:: GIVEN TASK ::
Write out each line exactly as given. Leave the pictures out of your copy.

:: PROVIDED MATERIAL ::

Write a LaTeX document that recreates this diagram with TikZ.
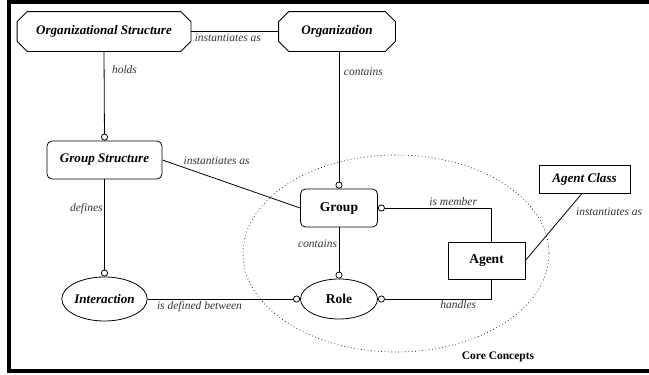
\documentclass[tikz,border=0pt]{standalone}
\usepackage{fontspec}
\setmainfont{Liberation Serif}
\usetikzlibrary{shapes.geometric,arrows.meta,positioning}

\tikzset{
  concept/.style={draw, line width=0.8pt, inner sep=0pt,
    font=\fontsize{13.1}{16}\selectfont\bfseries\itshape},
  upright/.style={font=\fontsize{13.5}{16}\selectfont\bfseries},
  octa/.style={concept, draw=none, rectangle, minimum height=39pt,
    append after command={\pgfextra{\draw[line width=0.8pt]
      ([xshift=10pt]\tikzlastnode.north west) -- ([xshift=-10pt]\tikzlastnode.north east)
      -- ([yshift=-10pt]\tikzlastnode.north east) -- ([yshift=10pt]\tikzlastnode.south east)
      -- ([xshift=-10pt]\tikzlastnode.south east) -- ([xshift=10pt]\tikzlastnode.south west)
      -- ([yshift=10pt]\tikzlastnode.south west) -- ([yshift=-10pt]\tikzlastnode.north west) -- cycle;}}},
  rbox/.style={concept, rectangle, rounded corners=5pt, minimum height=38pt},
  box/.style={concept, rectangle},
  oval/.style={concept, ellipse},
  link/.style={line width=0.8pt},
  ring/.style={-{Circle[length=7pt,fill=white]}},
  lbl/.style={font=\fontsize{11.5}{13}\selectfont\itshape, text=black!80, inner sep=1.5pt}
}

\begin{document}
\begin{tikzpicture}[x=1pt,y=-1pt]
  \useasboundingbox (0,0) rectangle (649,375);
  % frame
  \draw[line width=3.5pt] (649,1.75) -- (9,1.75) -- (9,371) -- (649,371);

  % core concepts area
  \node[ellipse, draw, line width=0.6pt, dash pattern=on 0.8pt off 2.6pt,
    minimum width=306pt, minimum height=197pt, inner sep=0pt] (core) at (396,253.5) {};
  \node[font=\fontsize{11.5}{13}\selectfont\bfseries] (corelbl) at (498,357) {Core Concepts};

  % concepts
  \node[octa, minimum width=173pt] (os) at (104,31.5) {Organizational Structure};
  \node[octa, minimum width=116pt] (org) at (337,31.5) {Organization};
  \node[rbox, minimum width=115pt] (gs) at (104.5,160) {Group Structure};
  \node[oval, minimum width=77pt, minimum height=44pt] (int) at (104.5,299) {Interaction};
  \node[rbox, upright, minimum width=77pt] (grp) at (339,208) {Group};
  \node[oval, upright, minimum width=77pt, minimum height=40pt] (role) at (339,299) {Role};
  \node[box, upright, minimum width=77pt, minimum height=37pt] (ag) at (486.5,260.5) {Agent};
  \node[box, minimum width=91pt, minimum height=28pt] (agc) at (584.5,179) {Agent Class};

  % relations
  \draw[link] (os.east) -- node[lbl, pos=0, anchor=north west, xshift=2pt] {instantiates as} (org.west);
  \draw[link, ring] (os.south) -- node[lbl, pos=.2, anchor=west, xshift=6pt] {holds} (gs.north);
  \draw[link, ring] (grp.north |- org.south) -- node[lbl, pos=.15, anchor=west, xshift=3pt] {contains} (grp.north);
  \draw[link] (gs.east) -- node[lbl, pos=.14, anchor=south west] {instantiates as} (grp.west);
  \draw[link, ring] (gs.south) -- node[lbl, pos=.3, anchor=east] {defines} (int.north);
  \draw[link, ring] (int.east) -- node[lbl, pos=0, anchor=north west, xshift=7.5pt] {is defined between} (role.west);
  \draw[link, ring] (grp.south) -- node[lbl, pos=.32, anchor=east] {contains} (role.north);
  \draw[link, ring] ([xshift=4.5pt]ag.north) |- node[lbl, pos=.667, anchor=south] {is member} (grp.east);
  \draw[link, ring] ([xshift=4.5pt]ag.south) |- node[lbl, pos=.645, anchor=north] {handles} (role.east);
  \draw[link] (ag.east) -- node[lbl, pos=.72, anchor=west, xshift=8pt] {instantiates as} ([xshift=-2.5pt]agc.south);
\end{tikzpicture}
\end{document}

:: OUTPUT ::
Write a LaTeX document that recreates this diagram with TikZ.
\documentclass[tikz,border=0pt]{standalone}
\usepackage{fontspec}
\setmainfont{Liberation Serif}
\usetikzlibrary{shapes.geometric,arrows.meta,positioning}

\tikzset{
  concept/.style={draw, line width=0.8pt, inner sep=0pt,
    font=\fontsize{13.1}{16}\selectfont\bfseries\itshape},
  upright/.style={font=\fontsize{13.5}{16}\selectfont\bfseries},
  octa/.style={concept, draw=none, rectangle, minimum height=39pt,
    append after command={\pgfextra{\draw[line width=0.8pt]
      ([xshift=10pt]\tikzlastnode.north west) -- ([xshift=-10pt]\tikzlastnode.north east)
      -- ([yshift=-10pt]\tikzlastnode.north east) -- ([yshift=10pt]\tikzlastnode.south east)
      -- ([xshift=-10pt]\tikzlastnode.south east) -- ([xshift=10pt]\tikzlastnode.south west)
      -- ([yshift=10pt]\tikzlastnode.south west) -- ([yshift=-10pt]\tikzlastnode.north west) -- cycle;}}},
  rbox/.style={concept, rectangle, rounded corners=5pt, minimum height=38pt},
  box/.style={concept, rectangle},
  oval/.style={concept, ellipse},
  link/.style={line width=0.8pt},
  ring/.style={-{Circle[length=7pt,fill=white]}},
  lbl/.style={font=\fontsize{11.5}{13}\selectfont\itshape, text=black!80, inner sep=1.5pt}
}

\begin{document}
\begin{tikzpicture}[x=1pt,y=-1pt]
  \useasboundingbox (0,0) rectangle (649,375);
  % frame
  \draw[line width=3.5pt] (649,1.75) -- (9,1.75) -- (9,371) -- (649,371);

  % core concepts area
  \node[ellipse, draw, line width=0.6pt, dash pattern=on 0.8pt off 2.6pt,
    minimum width=306pt, minimum height=197pt, inner sep=0pt] (core) at (396,253.5) {};
  \node[font=\fontsize{11.5}{13}\selectfont\bfseries] (corelbl) at (498,357) {Core Concepts};

  % concepts
  \node[octa, minimum width=173pt] (os) at (104,31.5) {Organizational Structure};
  \node[octa, minimum width=116pt] (org) at (337,31.5) {Organization};
  \node[rbox, minimum width=115pt] (gs) at (104.5,160) {Group Structure};
  \node[oval, minimum width=77pt, minimum height=44pt] (int) at (104.5,299) {Interaction};
  \node[rbox, upright, minimum width=77pt] (grp) at (339,208) {Group};
  \node[oval, upright, minimum width=77pt, minimum height=40pt] (role) at (339,299) {Role};
  \node[box, upright, minimum width=77pt, minimum height=37pt] (ag) at (486.5,260.5) {Agent};
  \node[box, minimum width=91pt, minimum height=28pt] (agc) at (584.5,179) {Agent Class};

  % relations
  \draw[link] (os.east) -- node[lbl, pos=0, anchor=north west, xshift=2pt] {instantiates as} (org.west);
  \draw[link, ring] (os.south) -- node[lbl, pos=.2, anchor=west, xshift=6pt] {holds} (gs.north);
  \draw[link, ring] (grp.north |- org.south) -- node[lbl, pos=.15, anchor=west, xshift=3pt] {contains} (grp.north);
  \draw[link] (gs.east) -- node[lbl, pos=.14, anchor=south west] {instantiates as} (grp.west);
  \draw[link, ring] (gs.south) -- node[lbl, pos=.3, anchor=east] {defines} (int.north);
  \draw[link, ring] (int.east) -- node[lbl, pos=0, anchor=north west, xshift=7.5pt] {is defined between} (role.west);
  \draw[link, ring] (grp.south) -- node[lbl, pos=.32, anchor=east] {contains} (role.north);
  \draw[link, ring] ([xshift=4.5pt]ag.north) |- node[lbl, pos=.667, anchor=south] {is member} (grp.east);
  \draw[link, ring] ([xshift=4.5pt]ag.south) |- node[lbl, pos=.645, anchor=north] {handles} (role.east);
  \draw[link] (ag.east) -- node[lbl, pos=.72, anchor=west, xshift=8pt] {instantiates as} ([xshift=-2.5pt]agc.south);
\end{tikzpicture}
\end{document}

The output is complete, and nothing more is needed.